[Your objective] Repeat what the lines below say, word for word, and skip every image.

--- START ---

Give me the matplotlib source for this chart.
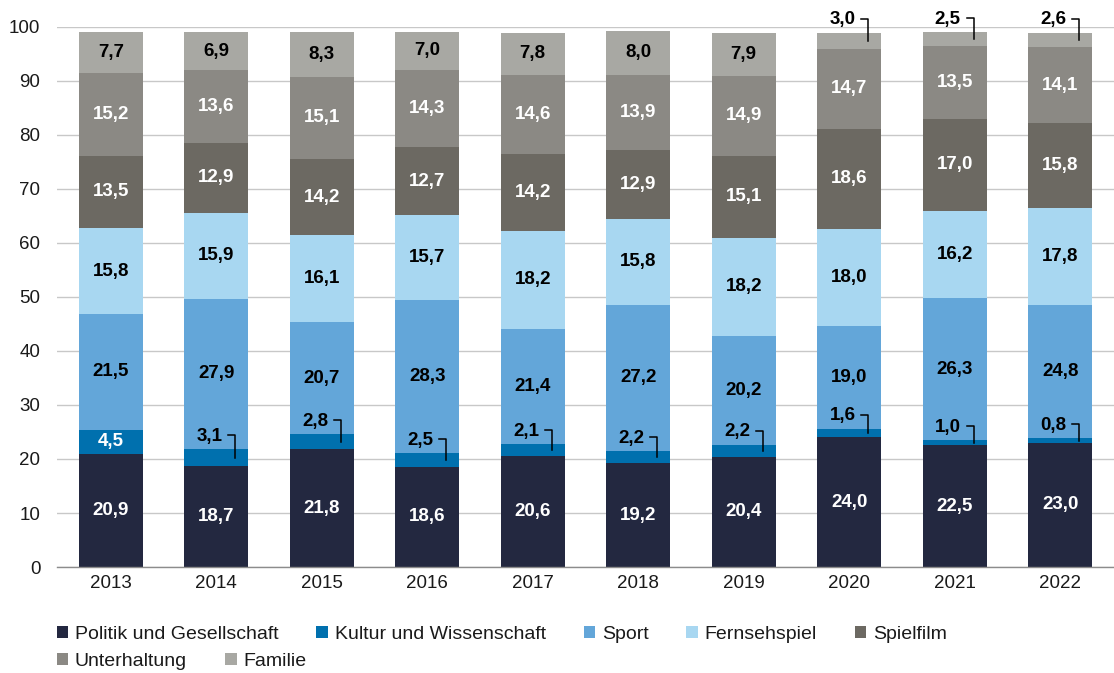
import matplotlib.pyplot as plt
from matplotlib.patches import Patch
import numpy as np

plt.rcParams['font.family'] = ['Liberation Sans', 'DejaVu Sans']

years = ['2013', '2014', '2015', '2016', '2017', '2018', '2019', '2020', '2021', '2022']

politik = [20.9, 18.7, 21.8, 18.6, 20.6, 19.2, 20.4, 24.0, 22.5, 23.0]
kultur = [4.5, 3.1, 2.8, 2.5, 2.1, 2.2, 2.2, 1.6, 1.0, 0.8]
sport = [21.5, 27.9, 20.7, 28.3, 21.4, 27.2, 20.2, 19.0, 26.3, 24.8]
fernsehspiel = [15.8, 15.9, 16.1, 15.7, 18.2, 15.8, 18.2, 18.0, 16.2, 17.8]
spielfilm = [13.5, 12.9, 14.2, 12.7, 14.2, 12.9, 15.1, 18.6, 17.0, 15.8]
unterhaltung = [15.2, 13.6, 15.1, 14.3, 14.6, 13.9, 14.9, 14.7, 13.5, 14.1]
familie = [7.7, 6.9, 8.3, 7.0, 7.8, 8.0, 7.9, 3.0, 2.5, 2.6]

series = [
    ('Politik und Gesellschaft', politik, '#232840', 'white'),
    ('Kultur und Wissenschaft', kultur, '#0070ae', 'white'),
    ('Sport', sport, '#63a6d9', 'black'),
    ('Fernsehspiel', fernsehspiel, '#a8d7f1', 'black'),
    ('Spielfilm', spielfilm, '#6c6962', 'white'),
    ('Unterhaltung', unterhaltung, '#8b8984', 'white'),
    ('Familie', familie, '#a8a8a3', 'black'),
]

FS = 13.5

fig = plt.figure(figsize=(11.14, 6.73), dpi=100)
ax = fig.add_axes([0.0512, 0.1575, 0.9488, 0.8024])

x = np.arange(len(years))
width = 0.605
bottom = np.zeros(len(years))


def fmt(v):
    return f'{v:.1f}'.replace('.', ',')


def callout(xc, top, mid, v):
    # label sits up-left, bracket runs down into the thin segment
    yl = top + 2.4
    ax.text(xc - 0.065, yl, fmt(v), ha='center', va='center', fontsize=FS,
            fontweight='bold', color='black', clip_on=False, zorder=5)
    ax.plot([xc + 0.115, xc + 0.18, xc + 0.18], [yl + 0.2, yl + 0.2, mid],
            color='black', lw=1.1, clip_on=False, zorder=5)


for name, vals, color, tcol in series:
    vals = np.array(vals)
    ax.bar(x, vals, width, bottom=bottom, color=color, zorder=2, label=name)
    for i, v in enumerate(vals):
        mid = bottom[i] + v / 2
        top = bottom[i] + v
        if v < 3.5:
            callout(x[i], top, mid, v)
        else:
            ax.text(x[i], mid, fmt(v), ha='center', va='center', fontsize=FS,
                    fontweight='bold', color=tcol, zorder=4)
    bottom += vals

ax.set_xlim(-0.51, len(years) - 0.49)
ax.set_ylim(0, 100)
ax.set_yticks(range(0, 101, 10))
ax.set_xticks(x)
ax.set_xticklabels(years)
ax.tick_params(axis='y', length=0, pad=12, labelsize=FS, labelcolor='#1a1a1a')
ax.tick_params(axis='x', length=0, pad=6, labelsize=FS, labelcolor='#1a1a1a')
ax.yaxis.grid(True, color='#c8c8c8', lw=1, zorder=0)
ax.set_axisbelow(True)
for s in ['top', 'right', 'left']:
    ax.spines[s].set_visible(False)
ax.spines['bottom'].set_color('#8c8c8c')
ax.spines['bottom'].set_linewidth(1)

handles = [Patch(facecolor=c, edgecolor='none', label=n) for n, _, c, _ in series]
leg_kw = dict(frameon=False, fontsize=14, handlelength=0.6, handleheight=0.6,
              handletextpad=0.33, columnspacing=1.95, borderpad=0, borderaxespad=0,
              loc='center left', labelcolor='#1a1a1a')
fig.legend(handles=handles[:5], ncol=5, bbox_to_anchor=(0.051, 0.057), **leg_kw)
fig.legend(handles=handles[5:], ncol=2, bbox_to_anchor=(0.051, 0.017), **leg_kw)

fig.savefig('out.png', dpi=100)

--- END ---

[Exercise result]
Give me the matplotlib source for this chart.
import matplotlib.pyplot as plt
from matplotlib.patches import Patch
import numpy as np

plt.rcParams['font.family'] = ['Liberation Sans', 'DejaVu Sans']

years = ['2013', '2014', '2015', '2016', '2017', '2018', '2019', '2020', '2021', '2022']

politik = [20.9, 18.7, 21.8, 18.6, 20.6, 19.2, 20.4, 24.0, 22.5, 23.0]
kultur = [4.5, 3.1, 2.8, 2.5, 2.1, 2.2, 2.2, 1.6, 1.0, 0.8]
sport = [21.5, 27.9, 20.7, 28.3, 21.4, 27.2, 20.2, 19.0, 26.3, 24.8]
fernsehspiel = [15.8, 15.9, 16.1, 15.7, 18.2, 15.8, 18.2, 18.0, 16.2, 17.8]
spielfilm = [13.5, 12.9, 14.2, 12.7, 14.2, 12.9, 15.1, 18.6, 17.0, 15.8]
unterhaltung = [15.2, 13.6, 15.1, 14.3, 14.6, 13.9, 14.9, 14.7, 13.5, 14.1]
familie = [7.7, 6.9, 8.3, 7.0, 7.8, 8.0, 7.9, 3.0, 2.5, 2.6]

series = [
    ('Politik und Gesellschaft', politik, '#232840', 'white'),
    ('Kultur und Wissenschaft', kultur, '#0070ae', 'white'),
    ('Sport', sport, '#63a6d9', 'black'),
    ('Fernsehspiel', fernsehspiel, '#a8d7f1', 'black'),
    ('Spielfilm', spielfilm, '#6c6962', 'white'),
    ('Unterhaltung', unterhaltung, '#8b8984', 'white'),
    ('Familie', familie, '#a8a8a3', 'black'),
]

FS = 13.5

fig = plt.figure(figsize=(11.14, 6.73), dpi=100)
ax = fig.add_axes([0.0512, 0.1575, 0.9488, 0.8024])

x = np.arange(len(years))
width = 0.605
bottom = np.zeros(len(years))


def fmt(v):
    return f'{v:.1f}'.replace('.', ',')


def callout(xc, top, mid, v):
    # label sits up-left, bracket runs down into the thin segment
    yl = top + 2.4
    ax.text(xc - 0.065, yl, fmt(v), ha='center', va='center', fontsize=FS,
            fontweight='bold', color='black', clip_on=False, zorder=5)
    ax.plot([xc + 0.115, xc + 0.18, xc + 0.18], [yl + 0.2, yl + 0.2, mid],
            color='black', lw=1.1, clip_on=False, zorder=5)


for name, vals, color, tcol in series:
    vals = np.array(vals)
    ax.bar(x, vals, width, bottom=bottom, color=color, zorder=2, label=name)
    for i, v in enumerate(vals):
        mid = bottom[i] + v / 2
        top = bottom[i] + v
        if v < 3.5:
            callout(x[i], top, mid, v)
        else:
            ax.text(x[i], mid, fmt(v), ha='center', va='center', fontsize=FS,
                    fontweight='bold', color=tcol, zorder=4)
    bottom += vals

ax.set_xlim(-0.51, len(years) - 0.49)
ax.set_ylim(0, 100)
ax.set_yticks(range(0, 101, 10))
ax.set_xticks(x)
ax.set_xticklabels(years)
ax.tick_params(axis='y', length=0, pad=12, labelsize=FS, labelcolor='#1a1a1a')
ax.tick_params(axis='x', length=0, pad=6, labelsize=FS, labelcolor='#1a1a1a')
ax.yaxis.grid(True, color='#c8c8c8', lw=1, zorder=0)
ax.set_axisbelow(True)
for s in ['top', 'right', 'left']:
    ax.spines[s].set_visible(False)
ax.spines['bottom'].set_color('#8c8c8c')
ax.spines['bottom'].set_linewidth(1)

handles = [Patch(facecolor=c, edgecolor='none', label=n) for n, _, c, _ in series]
leg_kw = dict(frameon=False, fontsize=14, handlelength=0.6, handleheight=0.6,
              handletextpad=0.33, columnspacing=1.95, borderpad=0, borderaxespad=0,
              loc='center left', labelcolor='#1a1a1a')
fig.legend(handles=handles[:5], ncol=5, bbox_to_anchor=(0.051, 0.057), **leg_kw)
fig.legend(handles=handles[5:], ncol=2, bbox_to_anchor=(0.051, 0.017), **leg_kw)

fig.savefig('out.png', dpi=100)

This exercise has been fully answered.